5) Y para aquellos que desconfían del pasado y sólo leen el mundo desde una inacabable actualidad, Pérez de la Fuente ha anticipado un buen golpe en la elección de los atuendos, haciendo no sólo que Segismundo vista ya vaqueros, ya ropa interior muy ajustada (los pies y el torso desnudos en la primera y la segunda jornada) sino aderezando a Rosaura, vestida de hombre, con chaquetas de cuero que ya quisiéramos todas las damas. El efectismo da su mejor sorpresa cuando hace que los guardias entren a la gruta con cascos de motociclista y armados con armas de fuego (de juguete) al mejor estilo Darth Vader de La guerra de las galaxias. Los contrastes se hacen extremados cuando estos guardias están cerca de los primos hermanos Estrella y Clotaldo, sobrinos del rey Basilio y aspirantes al trono de Polonia. Clotaldo viste de Drácula, Estrella viste de Cenicienta (la que va a la fiesta, antes de las doce de la noche), y los bailarines guardias y criados intercalan sus tirantes con elegantes sobretodos de corte futurista. Por supuesto habrá quien se sienta ultrajado por ese cóctel de atuendos que marginan obra y personajes de cualquier contexto histórico reconocible. Pero yo siempre estaré a favor de cambiar las envolturas a los contenidos valiosos, sólo para hacerlos más digeribles o más entretenidos. Es valioso el intento de ofrecer contenidos intemporales en atuendos completamente actuales e identificables con referentes de nuestro entorno cultural inmediato. Si, como he dicho más arriba, Calderón nos resulta tan esencialmente actual, ¿qué daño puede haber en vestir a sus personajes a la moda? Además, hay algo interesante en el hecho de que el barroco, época de contrastes, sea, en alguna medida, representado mediante contrastes. En síntesis, yo creo que ese entrañable Segismundo calderoniano que, contundente, sintetiza en tres jornadas un largo proceso de transformación ideológica —el camino que va de la confianza ciega en el destino a la exigencia de la responsabilidad por los propios actos y al ejercicio voluntario de la individualidad— viste con vaqueros porque puede ser cualquiera de nosotros.

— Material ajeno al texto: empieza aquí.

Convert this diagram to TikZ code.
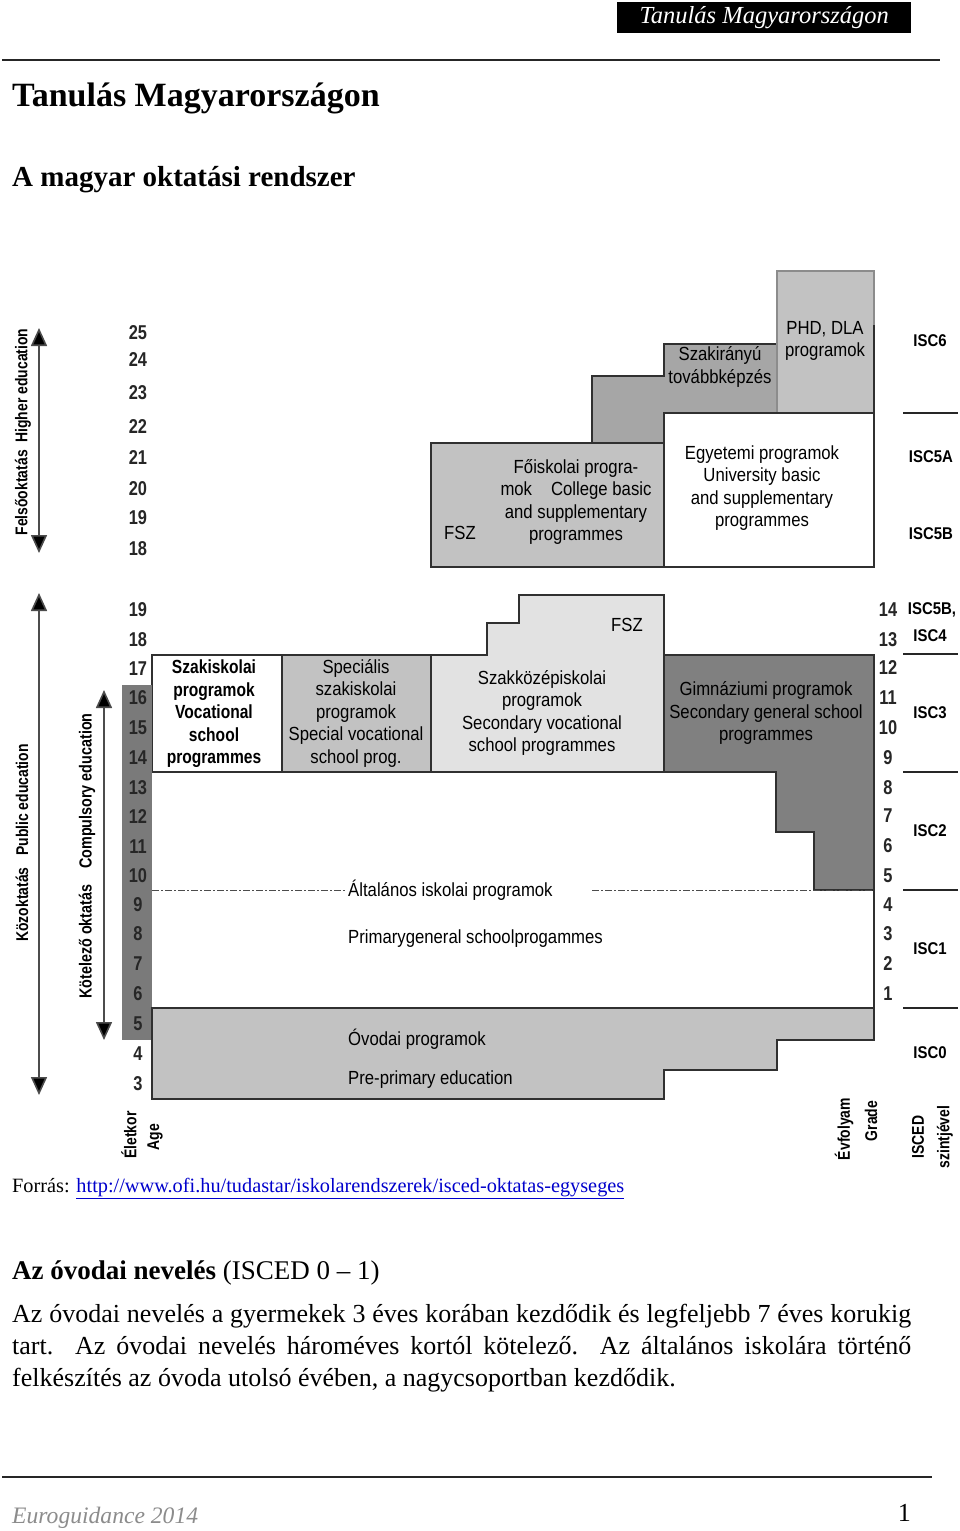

6) Dos momentos que señalaré con rotulador en mi memoria: i) el monólogo central de la obra —por supuesto, el que termina con los dos versos siguientes: «que toda la vida es sueño / y los sueños, sueños son»— enunciado con una intensidad conmovedora por un Fernando Cayo tendido sobre el suelo, su rostro saliendo por el borde del escenario rompiendo la cuarta pared y firmemente iluminado desde abajo. ii) El momento en el que Segismundo está siendo empujado por los rebeldes a que reclame su derecho de príncipe y Fernando Cayo salta al patio de butacas —el teatro se ilumina entero— para tocar, con lentísima delicadeza, el rostro de uno de los espectadores, metiéndonos a todos en la realidad de su sueño, haciéndonos conscientes del sueño que nuestra propia vida está bebiendo con tanta sed en ese momento.

Un calderón trepidante e intemporal. Desnudez, erotismo, desengaño y verdad. Un Calderón en estado de gracia. ¿Los he convencido?